THE RYDGES POST
You can drive from Sydney to Melbourne (or vice-versa) in eight hours with a couple of drivers and take-away snacks, but by doing that you waste an opportunity to explore some special parts of Australia. It’s a far better idea to take two or three days (or more!). Going via the national capital can be rewarding (staying at Rydges Capital Hill of course!) but for this exercise we are going stay close to the Hume Highway with an overnight at Rydges Albury en route.
It will take less than five hours driving time from Sydney to Albury, so allowing for a ten hour day will give some good exploring time options. About an hour from Sydney you arrive in the pretty Southern Highlands.
Mittagong has interesting shop front architecture and interesting antique shops. Nearby Wombeyan Caves has a really extensive and complex cave system. Bowral has historic streetscapes and lovely gardens (many open to the public during Tulip Time in September and October). There’s also the excellent Don Bradman Museum. For those who like art, craft and tearooms, Berrima is rewarding. It’s Australia’s best-preserved Georgian settlement (1830’s) and has an historic gaol, courthouse (right) and one of Australia’s oldest pubs.
Goulburn is a nice, large town. The court house is a good example of fine colonial architecture and the park opposite a peaceful spot to stretch the legs. You can drop in on the highway’s namesake, Hamilton Hume, in Yass Cemetery. A really nice spot for lunch is Café Dolcetto in the main street – excellent food, service and atmosphere. A little further along the Hume you can take the very short detour into Bowning for the charming Rollonin Café. It is a lovely wattle and daub style hut with a good snack menu and some friendly animals at the bottom of the yard.
After Bowning you can bypass or pass through Bookham and Jugiong (you can see by the size of some of the huge boulders why bushrangers found it a good spot to hide and wait for the Cobb & Co coaches). Before long you pass the famous Dog on the Tuckerbox, which sits five miles (9km) from Gundagai.You can see in the photo how close the town is the the highway bypass.

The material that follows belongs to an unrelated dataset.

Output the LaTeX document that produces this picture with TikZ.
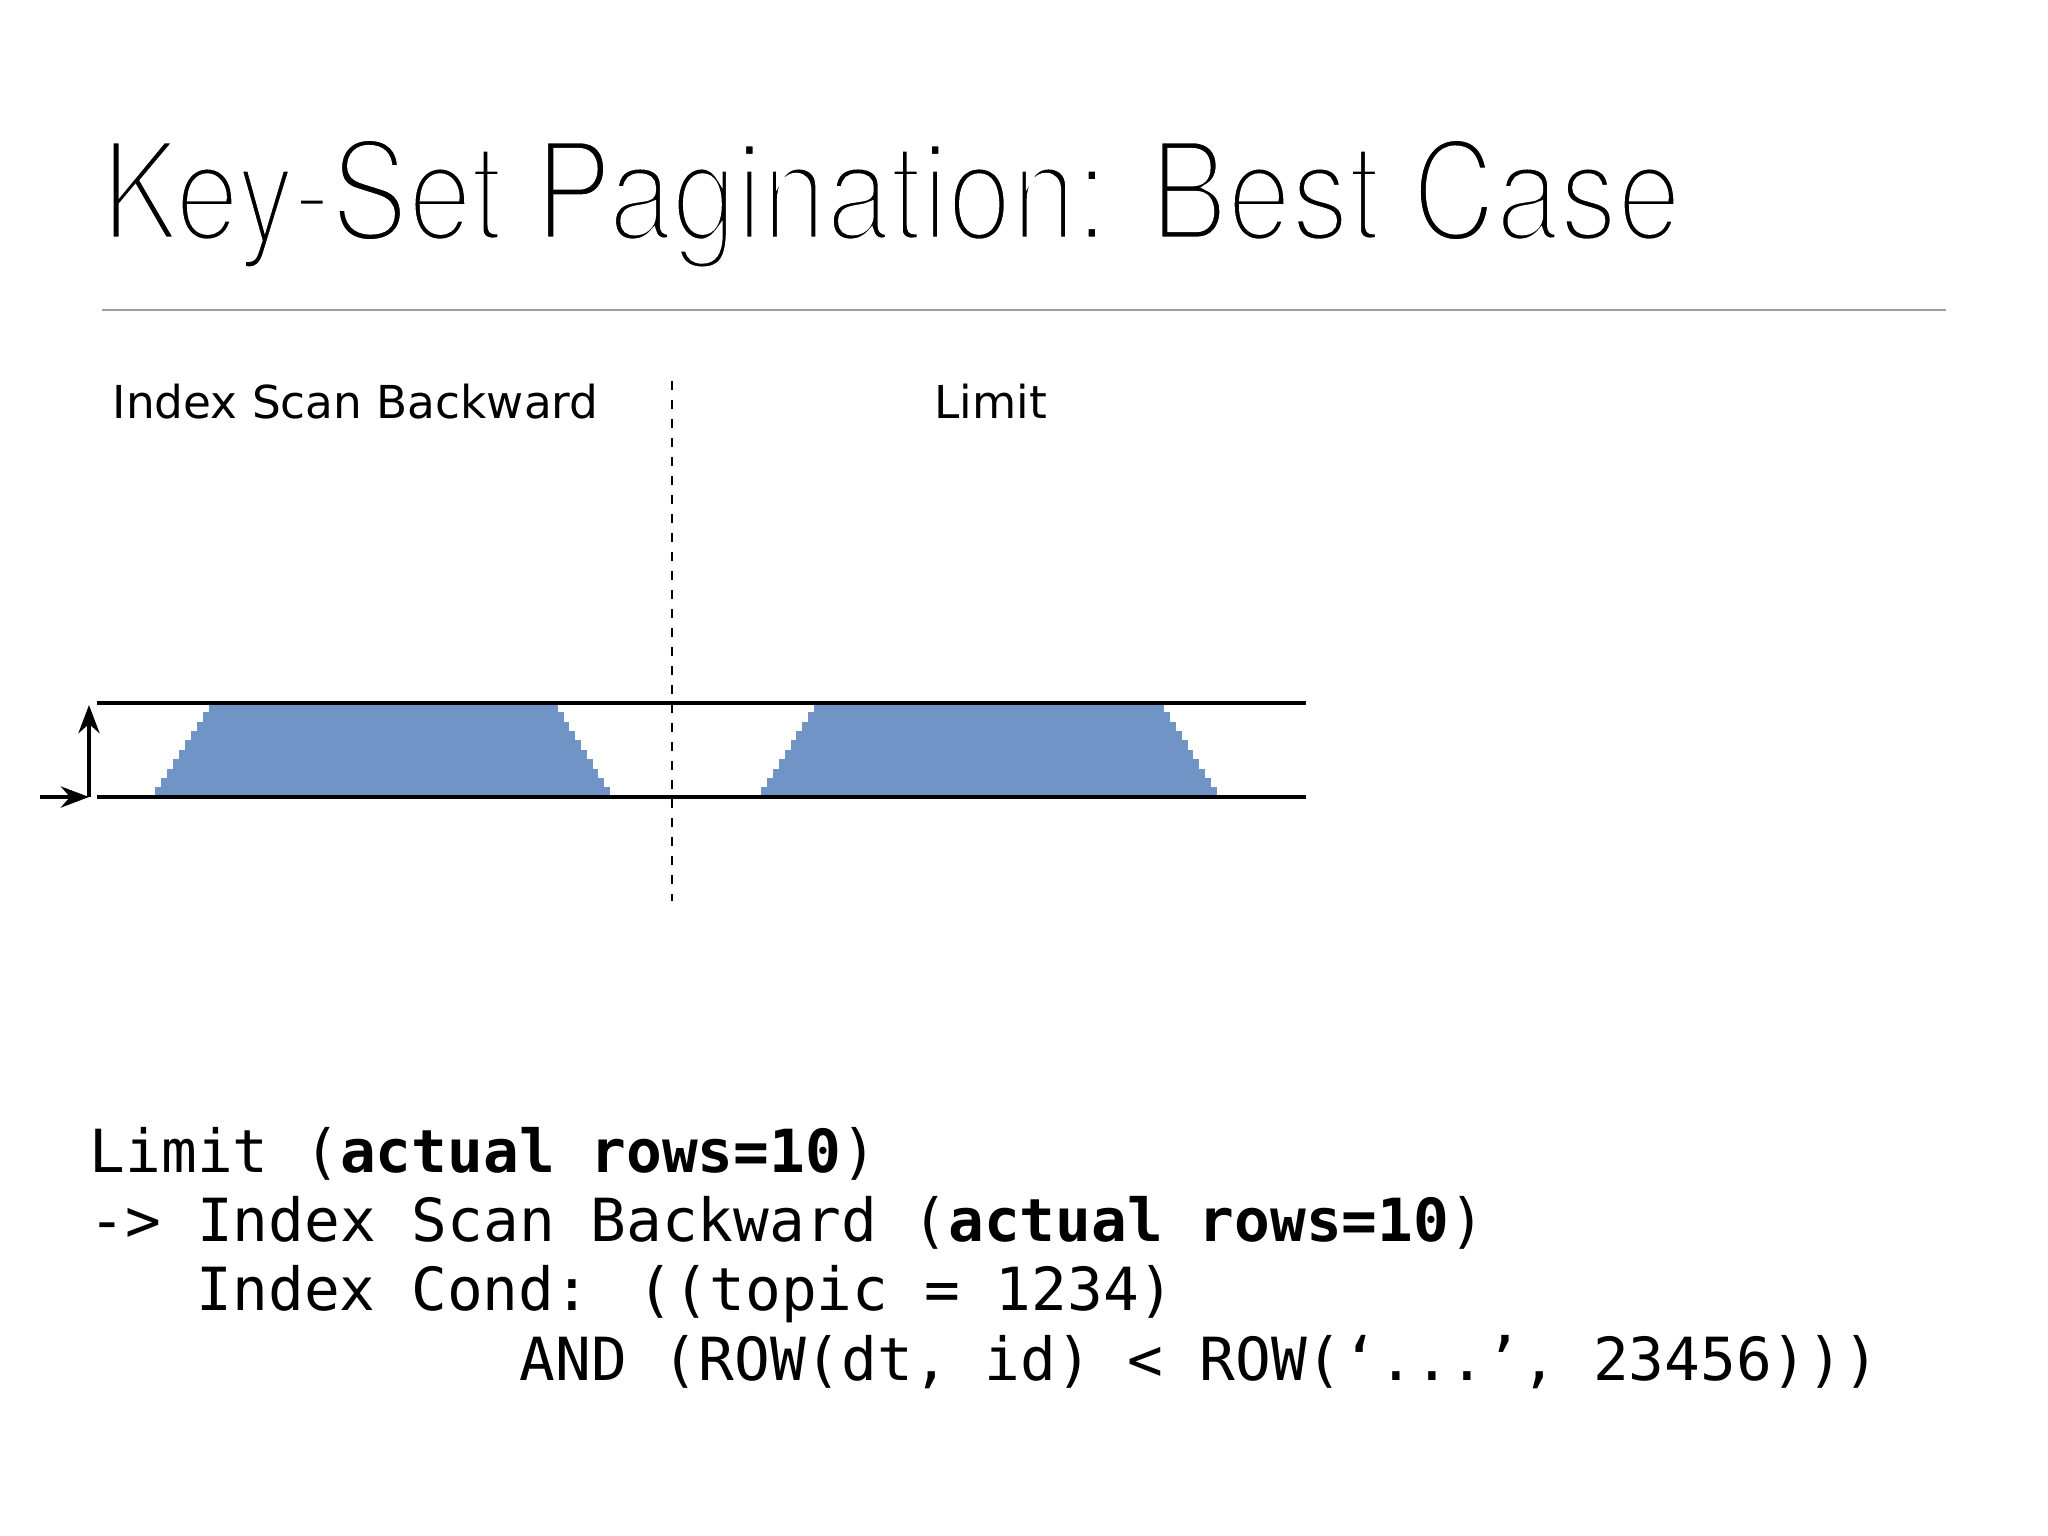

Leaving the freeway to head into Gundagai you will see the cemetery to the left – if you go through the entrance to the left of the stone-walled section you will come across two graves, side by side, belonging to Sergeant Parry, who was shot and killed by the bushranger Gilbert, the other to Senior Constable Webb-Bowen who was killed by Captain Moonlight. A little further up the grassy slope, under a tree you wioll find Andrew George Scott – aka Captain Moonlight. In town there’s the old gaol and courthouse that saw the beginning of the end for Moonlight.
Frank Rusconi sculptured the famous Dog on the Tuckerbox and the war memorial in the main street and cemetery headstones were his bread and butter. His crowning glory is his Marble Masterpiece on display in town, in the Visitor Information Centre next to Carberry Park. There’s also an eclectic museum, rare, old photographs in the Gabriel Gallery (above the hardware store). There is the railway station dating back to 1886 and heritage listed bridges from 1867 spanning the flat above where the original town was swept away in the flood of 1852. A good spot for coffee, snack or milkshake is the Niagara Café in the main street – lots of history on the walls and in the décor.
Heading south from Gundagai, you pass through Holbrook which, curiously, has a huge submarine sitting in a park in the main street. Worth the stop to investigate further! There are two bakeries in Holbrook, both offering excellent home-made pies.
Albury is on the Murray River and the NSW/Victorian border and is home to Lake Hume. Rydges Albury Hotel in Dean Street is a good spot to stop for the night or for a couple of nights if you want to explore the wineries/region. It’s a comfy, welcoming hotel with a pool, bar and excellent restaurant, Fresco’s.